Challenge =
Search the listing for the string "image" and copy every line that contains it.
----- Material shown -----
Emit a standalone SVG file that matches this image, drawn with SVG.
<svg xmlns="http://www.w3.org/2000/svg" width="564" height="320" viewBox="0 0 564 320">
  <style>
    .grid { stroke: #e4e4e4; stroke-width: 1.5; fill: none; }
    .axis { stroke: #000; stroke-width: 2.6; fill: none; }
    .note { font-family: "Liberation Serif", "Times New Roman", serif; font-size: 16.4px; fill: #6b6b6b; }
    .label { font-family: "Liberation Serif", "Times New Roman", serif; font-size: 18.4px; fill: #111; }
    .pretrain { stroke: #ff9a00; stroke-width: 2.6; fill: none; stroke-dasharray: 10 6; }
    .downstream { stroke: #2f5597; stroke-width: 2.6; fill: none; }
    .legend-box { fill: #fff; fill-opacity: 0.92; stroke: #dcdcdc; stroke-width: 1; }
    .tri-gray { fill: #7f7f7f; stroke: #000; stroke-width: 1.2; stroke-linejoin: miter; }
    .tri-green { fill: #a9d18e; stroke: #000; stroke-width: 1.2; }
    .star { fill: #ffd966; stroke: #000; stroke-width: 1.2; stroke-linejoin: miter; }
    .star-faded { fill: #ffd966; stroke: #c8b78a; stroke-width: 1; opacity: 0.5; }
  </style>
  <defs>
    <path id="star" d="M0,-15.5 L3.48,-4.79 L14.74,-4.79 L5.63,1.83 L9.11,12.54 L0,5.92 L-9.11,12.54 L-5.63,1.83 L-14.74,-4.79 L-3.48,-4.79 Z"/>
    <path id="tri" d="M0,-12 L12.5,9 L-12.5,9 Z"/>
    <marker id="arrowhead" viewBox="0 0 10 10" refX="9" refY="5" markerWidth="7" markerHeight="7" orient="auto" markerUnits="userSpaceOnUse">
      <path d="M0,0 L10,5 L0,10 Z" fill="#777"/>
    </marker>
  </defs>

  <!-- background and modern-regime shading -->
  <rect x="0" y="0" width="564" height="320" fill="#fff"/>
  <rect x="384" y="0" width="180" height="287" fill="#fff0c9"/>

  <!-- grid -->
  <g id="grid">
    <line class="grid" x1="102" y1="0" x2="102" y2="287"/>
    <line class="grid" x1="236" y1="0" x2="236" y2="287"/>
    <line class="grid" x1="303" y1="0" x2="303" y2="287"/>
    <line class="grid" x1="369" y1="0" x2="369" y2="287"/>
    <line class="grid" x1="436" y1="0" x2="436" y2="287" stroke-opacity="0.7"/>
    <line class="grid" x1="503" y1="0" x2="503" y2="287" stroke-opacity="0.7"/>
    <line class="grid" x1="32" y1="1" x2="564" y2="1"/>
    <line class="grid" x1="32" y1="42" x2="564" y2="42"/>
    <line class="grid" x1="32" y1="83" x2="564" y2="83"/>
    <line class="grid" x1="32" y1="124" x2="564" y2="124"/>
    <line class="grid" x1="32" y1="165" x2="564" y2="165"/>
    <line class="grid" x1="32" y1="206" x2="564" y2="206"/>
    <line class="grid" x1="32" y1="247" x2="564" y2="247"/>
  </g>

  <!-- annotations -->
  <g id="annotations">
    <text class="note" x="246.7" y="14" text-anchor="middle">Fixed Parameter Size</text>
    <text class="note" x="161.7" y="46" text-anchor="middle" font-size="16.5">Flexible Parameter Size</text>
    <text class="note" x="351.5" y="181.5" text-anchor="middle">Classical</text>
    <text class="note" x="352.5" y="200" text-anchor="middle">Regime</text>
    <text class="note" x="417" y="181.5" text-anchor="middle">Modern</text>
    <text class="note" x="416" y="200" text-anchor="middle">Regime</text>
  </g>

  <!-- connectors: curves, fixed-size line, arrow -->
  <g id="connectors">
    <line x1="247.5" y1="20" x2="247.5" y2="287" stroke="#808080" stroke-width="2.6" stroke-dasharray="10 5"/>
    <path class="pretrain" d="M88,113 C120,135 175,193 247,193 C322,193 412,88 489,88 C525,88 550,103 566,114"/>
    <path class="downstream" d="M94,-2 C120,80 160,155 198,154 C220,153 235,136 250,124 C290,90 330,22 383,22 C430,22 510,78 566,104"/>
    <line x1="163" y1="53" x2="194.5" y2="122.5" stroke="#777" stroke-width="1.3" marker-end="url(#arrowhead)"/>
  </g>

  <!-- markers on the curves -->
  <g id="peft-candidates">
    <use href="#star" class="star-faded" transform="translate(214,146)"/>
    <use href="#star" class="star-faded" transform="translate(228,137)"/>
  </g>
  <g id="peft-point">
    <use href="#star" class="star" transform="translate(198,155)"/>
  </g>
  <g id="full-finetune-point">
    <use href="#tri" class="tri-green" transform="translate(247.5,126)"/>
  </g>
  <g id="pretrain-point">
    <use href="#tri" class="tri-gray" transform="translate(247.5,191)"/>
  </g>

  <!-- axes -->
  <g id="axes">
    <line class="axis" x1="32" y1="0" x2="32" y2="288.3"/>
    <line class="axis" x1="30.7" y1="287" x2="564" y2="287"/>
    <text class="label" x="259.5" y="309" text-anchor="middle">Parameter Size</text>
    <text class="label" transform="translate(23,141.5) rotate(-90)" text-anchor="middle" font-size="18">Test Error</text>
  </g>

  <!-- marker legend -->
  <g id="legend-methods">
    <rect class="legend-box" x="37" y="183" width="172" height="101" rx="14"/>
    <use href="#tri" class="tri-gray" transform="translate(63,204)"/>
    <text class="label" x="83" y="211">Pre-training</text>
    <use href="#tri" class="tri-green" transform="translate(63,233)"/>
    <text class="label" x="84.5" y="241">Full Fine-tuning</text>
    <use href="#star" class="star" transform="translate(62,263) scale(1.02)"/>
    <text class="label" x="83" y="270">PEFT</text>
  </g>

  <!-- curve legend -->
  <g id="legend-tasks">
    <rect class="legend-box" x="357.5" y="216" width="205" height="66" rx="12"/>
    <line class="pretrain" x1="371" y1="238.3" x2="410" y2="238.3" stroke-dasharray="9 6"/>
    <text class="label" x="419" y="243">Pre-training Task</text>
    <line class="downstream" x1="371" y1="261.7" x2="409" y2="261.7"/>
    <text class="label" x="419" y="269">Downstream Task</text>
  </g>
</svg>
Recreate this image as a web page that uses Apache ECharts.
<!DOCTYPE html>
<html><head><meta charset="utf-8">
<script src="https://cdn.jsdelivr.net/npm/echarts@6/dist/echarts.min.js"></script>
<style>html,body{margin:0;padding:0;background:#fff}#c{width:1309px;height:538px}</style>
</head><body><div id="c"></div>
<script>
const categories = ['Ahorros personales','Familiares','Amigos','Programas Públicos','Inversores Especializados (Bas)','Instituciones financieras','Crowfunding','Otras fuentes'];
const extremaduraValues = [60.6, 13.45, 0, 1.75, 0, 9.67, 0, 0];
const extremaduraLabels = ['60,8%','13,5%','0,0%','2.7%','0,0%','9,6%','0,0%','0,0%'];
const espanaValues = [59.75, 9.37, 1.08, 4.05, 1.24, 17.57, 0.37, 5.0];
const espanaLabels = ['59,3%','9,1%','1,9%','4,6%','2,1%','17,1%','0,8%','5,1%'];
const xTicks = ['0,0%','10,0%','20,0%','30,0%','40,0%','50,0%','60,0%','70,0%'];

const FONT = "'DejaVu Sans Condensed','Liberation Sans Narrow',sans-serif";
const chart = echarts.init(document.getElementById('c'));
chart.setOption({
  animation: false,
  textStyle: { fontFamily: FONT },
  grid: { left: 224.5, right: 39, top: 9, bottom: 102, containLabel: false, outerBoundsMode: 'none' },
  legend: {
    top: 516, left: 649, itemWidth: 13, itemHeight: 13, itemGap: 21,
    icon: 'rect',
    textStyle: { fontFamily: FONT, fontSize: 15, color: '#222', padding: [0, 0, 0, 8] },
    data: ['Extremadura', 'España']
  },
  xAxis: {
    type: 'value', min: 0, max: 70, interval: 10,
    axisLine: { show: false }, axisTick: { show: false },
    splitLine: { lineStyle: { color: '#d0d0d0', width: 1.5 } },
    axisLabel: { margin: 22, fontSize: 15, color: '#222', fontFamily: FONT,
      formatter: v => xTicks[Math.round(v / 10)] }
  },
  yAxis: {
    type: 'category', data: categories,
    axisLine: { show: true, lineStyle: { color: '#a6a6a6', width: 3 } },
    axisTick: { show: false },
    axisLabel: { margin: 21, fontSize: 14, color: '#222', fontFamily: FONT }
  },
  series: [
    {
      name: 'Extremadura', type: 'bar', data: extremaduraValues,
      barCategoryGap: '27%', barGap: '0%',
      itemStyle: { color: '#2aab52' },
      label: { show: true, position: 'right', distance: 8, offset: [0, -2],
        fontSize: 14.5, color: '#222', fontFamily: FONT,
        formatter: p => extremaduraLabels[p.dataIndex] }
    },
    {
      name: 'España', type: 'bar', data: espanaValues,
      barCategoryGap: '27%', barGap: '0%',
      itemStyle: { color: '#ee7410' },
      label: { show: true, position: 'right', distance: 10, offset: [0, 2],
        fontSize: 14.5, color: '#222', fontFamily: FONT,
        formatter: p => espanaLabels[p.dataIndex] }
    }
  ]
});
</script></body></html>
-----
Reply =
Emit a standalone SVG file that matches this image, drawn with SVG.
Recreate this image as a web page that uses Apache ECharts.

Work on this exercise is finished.